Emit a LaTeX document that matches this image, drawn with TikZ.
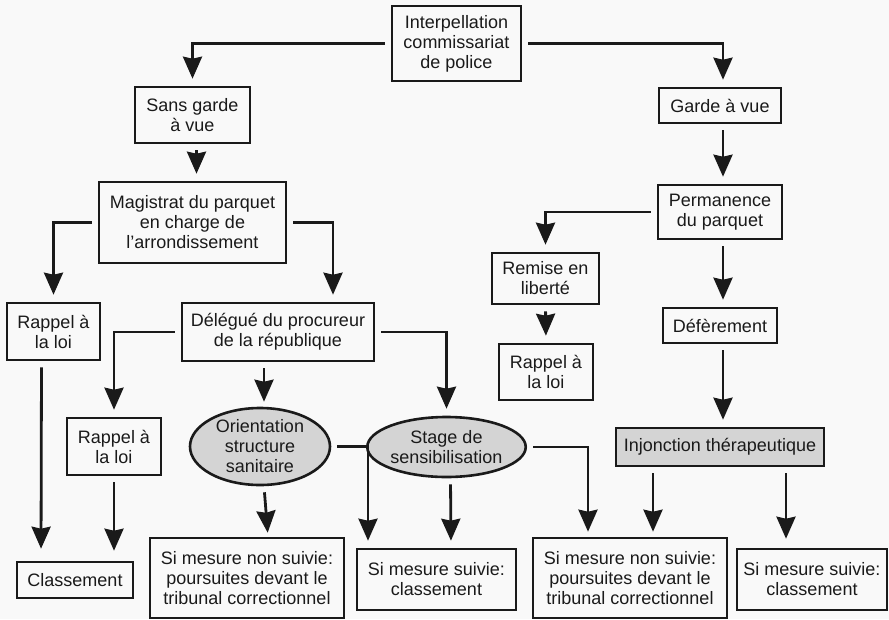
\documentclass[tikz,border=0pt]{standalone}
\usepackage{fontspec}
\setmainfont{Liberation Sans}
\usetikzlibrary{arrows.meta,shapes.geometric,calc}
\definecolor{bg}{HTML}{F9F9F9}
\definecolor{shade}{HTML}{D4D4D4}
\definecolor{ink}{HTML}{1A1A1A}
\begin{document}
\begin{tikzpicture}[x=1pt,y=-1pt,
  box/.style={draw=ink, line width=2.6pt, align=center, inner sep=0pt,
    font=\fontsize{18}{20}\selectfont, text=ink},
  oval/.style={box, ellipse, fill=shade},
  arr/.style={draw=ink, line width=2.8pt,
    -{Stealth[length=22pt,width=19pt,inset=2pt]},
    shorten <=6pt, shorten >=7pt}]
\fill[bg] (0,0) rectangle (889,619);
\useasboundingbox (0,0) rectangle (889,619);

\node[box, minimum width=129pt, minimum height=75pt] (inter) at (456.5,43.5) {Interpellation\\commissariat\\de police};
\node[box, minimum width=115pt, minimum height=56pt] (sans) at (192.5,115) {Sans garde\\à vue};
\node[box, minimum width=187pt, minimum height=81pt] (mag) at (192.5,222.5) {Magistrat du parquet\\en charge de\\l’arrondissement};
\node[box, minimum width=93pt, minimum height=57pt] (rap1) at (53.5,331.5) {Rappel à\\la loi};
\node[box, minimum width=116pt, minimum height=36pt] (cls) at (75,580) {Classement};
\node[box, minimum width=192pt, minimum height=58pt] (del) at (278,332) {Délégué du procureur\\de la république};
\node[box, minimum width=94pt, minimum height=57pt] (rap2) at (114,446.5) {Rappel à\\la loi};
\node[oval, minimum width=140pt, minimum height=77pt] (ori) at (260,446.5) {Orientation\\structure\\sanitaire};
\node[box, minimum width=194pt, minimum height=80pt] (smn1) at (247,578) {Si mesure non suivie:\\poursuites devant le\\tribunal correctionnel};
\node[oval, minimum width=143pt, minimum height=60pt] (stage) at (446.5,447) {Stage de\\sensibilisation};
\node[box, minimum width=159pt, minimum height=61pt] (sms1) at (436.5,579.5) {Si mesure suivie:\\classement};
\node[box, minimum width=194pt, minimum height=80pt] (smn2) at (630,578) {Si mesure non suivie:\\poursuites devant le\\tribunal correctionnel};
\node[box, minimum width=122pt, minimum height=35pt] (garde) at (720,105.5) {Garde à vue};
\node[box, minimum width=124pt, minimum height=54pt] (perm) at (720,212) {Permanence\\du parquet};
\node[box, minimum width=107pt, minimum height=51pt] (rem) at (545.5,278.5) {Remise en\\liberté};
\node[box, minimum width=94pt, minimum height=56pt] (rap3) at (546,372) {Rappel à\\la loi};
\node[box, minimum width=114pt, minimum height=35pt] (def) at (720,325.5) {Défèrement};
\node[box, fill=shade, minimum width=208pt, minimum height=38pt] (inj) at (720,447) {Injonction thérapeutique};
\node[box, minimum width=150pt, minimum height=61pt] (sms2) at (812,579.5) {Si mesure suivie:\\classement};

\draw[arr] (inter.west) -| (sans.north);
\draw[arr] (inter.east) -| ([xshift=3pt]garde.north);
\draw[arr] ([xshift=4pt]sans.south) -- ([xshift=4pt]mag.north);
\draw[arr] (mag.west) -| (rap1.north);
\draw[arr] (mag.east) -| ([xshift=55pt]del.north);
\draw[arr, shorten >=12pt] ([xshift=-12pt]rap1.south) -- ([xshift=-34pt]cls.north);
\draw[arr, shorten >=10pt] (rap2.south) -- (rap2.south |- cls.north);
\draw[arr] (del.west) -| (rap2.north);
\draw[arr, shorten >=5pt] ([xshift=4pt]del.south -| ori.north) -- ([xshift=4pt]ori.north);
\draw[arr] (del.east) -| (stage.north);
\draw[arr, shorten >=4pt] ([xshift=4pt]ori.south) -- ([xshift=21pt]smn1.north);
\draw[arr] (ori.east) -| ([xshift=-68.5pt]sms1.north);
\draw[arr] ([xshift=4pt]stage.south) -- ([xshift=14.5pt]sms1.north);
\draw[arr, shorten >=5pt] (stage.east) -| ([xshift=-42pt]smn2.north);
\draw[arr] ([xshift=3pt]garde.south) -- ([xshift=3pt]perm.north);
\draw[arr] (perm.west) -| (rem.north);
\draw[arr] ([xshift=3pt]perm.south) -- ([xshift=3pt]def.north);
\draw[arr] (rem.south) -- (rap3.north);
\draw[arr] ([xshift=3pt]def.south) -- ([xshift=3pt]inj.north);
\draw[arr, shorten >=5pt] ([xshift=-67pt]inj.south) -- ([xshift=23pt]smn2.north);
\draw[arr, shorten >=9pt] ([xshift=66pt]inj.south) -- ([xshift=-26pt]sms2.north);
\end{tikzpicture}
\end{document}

To do: Extract the full listing above verbatim; pictures are to be left out of the copy.

Answer below:
Emit a LaTeX document that matches this image, drawn with TikZ.
\documentclass[tikz,border=0pt]{standalone}
\usepackage{fontspec}
\setmainfont{Liberation Sans}
\usetikzlibrary{arrows.meta,shapes.geometric,calc}
\definecolor{bg}{HTML}{F9F9F9}
\definecolor{shade}{HTML}{D4D4D4}
\definecolor{ink}{HTML}{1A1A1A}
\begin{document}
\begin{tikzpicture}[x=1pt,y=-1pt,
  box/.style={draw=ink, line width=2.6pt, align=center, inner sep=0pt,
    font=\fontsize{18}{20}\selectfont, text=ink},
  oval/.style={box, ellipse, fill=shade},
  arr/.style={draw=ink, line width=2.8pt,
    -{Stealth[length=22pt,width=19pt,inset=2pt]},
    shorten <=6pt, shorten >=7pt}]
\fill[bg] (0,0) rectangle (889,619);
\useasboundingbox (0,0) rectangle (889,619);

\node[box, minimum width=129pt, minimum height=75pt] (inter) at (456.5,43.5) {Interpellation\\commissariat\\de police};
\node[box, minimum width=115pt, minimum height=56pt] (sans) at (192.5,115) {Sans garde\\à vue};
\node[box, minimum width=187pt, minimum height=81pt] (mag) at (192.5,222.5) {Magistrat du parquet\\en charge de\\l’arrondissement};
\node[box, minimum width=93pt, minimum height=57pt] (rap1) at (53.5,331.5) {Rappel à\\la loi};
\node[box, minimum width=116pt, minimum height=36pt] (cls) at (75,580) {Classement};
\node[box, minimum width=192pt, minimum height=58pt] (del) at (278,332) {Délégué du procureur\\de la république};
\node[box, minimum width=94pt, minimum height=57pt] (rap2) at (114,446.5) {Rappel à\\la loi};
\node[oval, minimum width=140pt, minimum height=77pt] (ori) at (260,446.5) {Orientation\\structure\\sanitaire};
\node[box, minimum width=194pt, minimum height=80pt] (smn1) at (247,578) {Si mesure non suivie:\\poursuites devant le\\tribunal correctionnel};
\node[oval, minimum width=143pt, minimum height=60pt] (stage) at (446.5,447) {Stage de\\sensibilisation};
\node[box, minimum width=159pt, minimum height=61pt] (sms1) at (436.5,579.5) {Si mesure suivie:\\classement};
\node[box, minimum width=194pt, minimum height=80pt] (smn2) at (630,578) {Si mesure non suivie:\\poursuites devant le\\tribunal correctionnel};
\node[box, minimum width=122pt, minimum height=35pt] (garde) at (720,105.5) {Garde à vue};
\node[box, minimum width=124pt, minimum height=54pt] (perm) at (720,212) {Permanence\\du parquet};
\node[box, minimum width=107pt, minimum height=51pt] (rem) at (545.5,278.5) {Remise en\\liberté};
\node[box, minimum width=94pt, minimum height=56pt] (rap3) at (546,372) {Rappel à\\la loi};
\node[box, minimum width=114pt, minimum height=35pt] (def) at (720,325.5) {Défèrement};
\node[box, fill=shade, minimum width=208pt, minimum height=38pt] (inj) at (720,447) {Injonction thérapeutique};
\node[box, minimum width=150pt, minimum height=61pt] (sms2) at (812,579.5) {Si mesure suivie:\\classement};

\draw[arr] (inter.west) -| (sans.north);
\draw[arr] (inter.east) -| ([xshift=3pt]garde.north);
\draw[arr] ([xshift=4pt]sans.south) -- ([xshift=4pt]mag.north);
\draw[arr] (mag.west) -| (rap1.north);
\draw[arr] (mag.east) -| ([xshift=55pt]del.north);
\draw[arr, shorten >=12pt] ([xshift=-12pt]rap1.south) -- ([xshift=-34pt]cls.north);
\draw[arr, shorten >=10pt] (rap2.south) -- (rap2.south |- cls.north);
\draw[arr] (del.west) -| (rap2.north);
\draw[arr, shorten >=5pt] ([xshift=4pt]del.south -| ori.north) -- ([xshift=4pt]ori.north);
\draw[arr] (del.east) -| (stage.north);
\draw[arr, shorten >=4pt] ([xshift=4pt]ori.south) -- ([xshift=21pt]smn1.north);
\draw[arr] (ori.east) -| ([xshift=-68.5pt]sms1.north);
\draw[arr] ([xshift=4pt]stage.south) -- ([xshift=14.5pt]sms1.north);
\draw[arr, shorten >=5pt] (stage.east) -| ([xshift=-42pt]smn2.north);
\draw[arr] ([xshift=3pt]garde.south) -- ([xshift=3pt]perm.north);
\draw[arr] (perm.west) -| (rem.north);
\draw[arr] ([xshift=3pt]perm.south) -- ([xshift=3pt]def.north);
\draw[arr] (rem.south) -- (rap3.north);
\draw[arr] ([xshift=3pt]def.south) -- ([xshift=3pt]inj.north);
\draw[arr, shorten >=5pt] ([xshift=-67pt]inj.south) -- ([xshift=23pt]smn2.north);
\draw[arr, shorten >=9pt] ([xshift=66pt]inj.south) -- ([xshift=-26pt]sms2.north);
\end{tikzpicture}
\end{document}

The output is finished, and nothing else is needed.